New York’s Democratic party is battling over the constitutionality of voter laws. On December 9, the New York City Council will vote on a law to allow green-card holders and residents with work permits to vote in municipal elections.

“Around 808,000 New York City residents who have work permits or are lawful permanent residents would be eligible to vote under the legislation, which has the support of 34 of 51 council members, a veto-proof majority” reports Fox News.

“It’s important for the Democratic Party to look at New York City and see that when voting rights are being attacked, we are expanding voter participation,” Councilman Ydanis Rodriguez, a sponsor of the bill and Democrat who represents the Washington Heights neighborhood of Manhattan, told the New York Times. Rodriguez immigrated from the Dominican Republic and became a U.S. citizen in 2000.

Fox News reports:

Laura Wood, Chief Democracy Officer for the mayor’s office, said at a hearing on the bill in September that the law could violate the New York State Constitution, which states that voters must be U.S. citizens age 18 or older.

Mayor Bill de Blasio indicated he could veto the bill following the September hearing.
“We’ve done everything that we could possibly get our hands on to help immigrant New Yorkers—including undocumented folks—but…I don’t believe it is legal,” de Blasio told WNYC radio at the time.

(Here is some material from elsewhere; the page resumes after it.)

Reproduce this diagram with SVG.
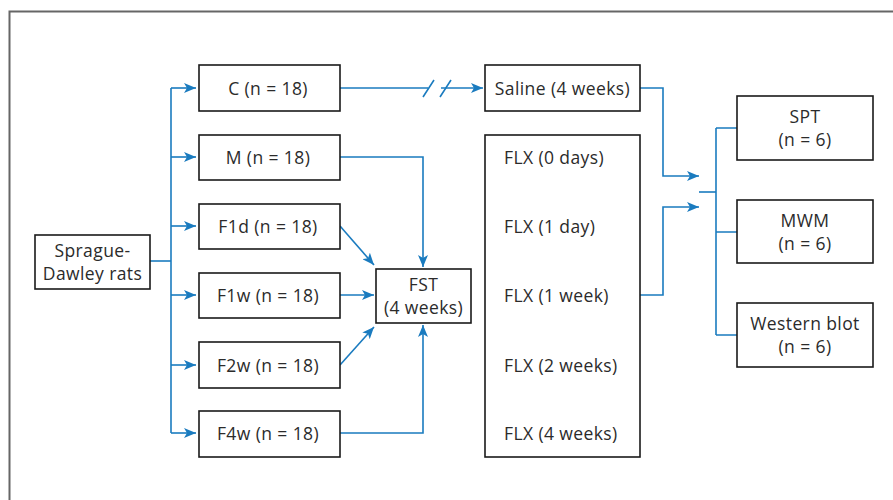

Mayor-elect Eric Adams, however, submitted testimony to the September hearing in favor of the bill. “In a democracy, nothing is more fundamental than the right to vote and to say who represents you and your community in elected office…Currently, almost one million New Yorkers are denied this foundational right.”

The legislation was first introduced two years ago, but had not yet gained traction due to the legal concerns.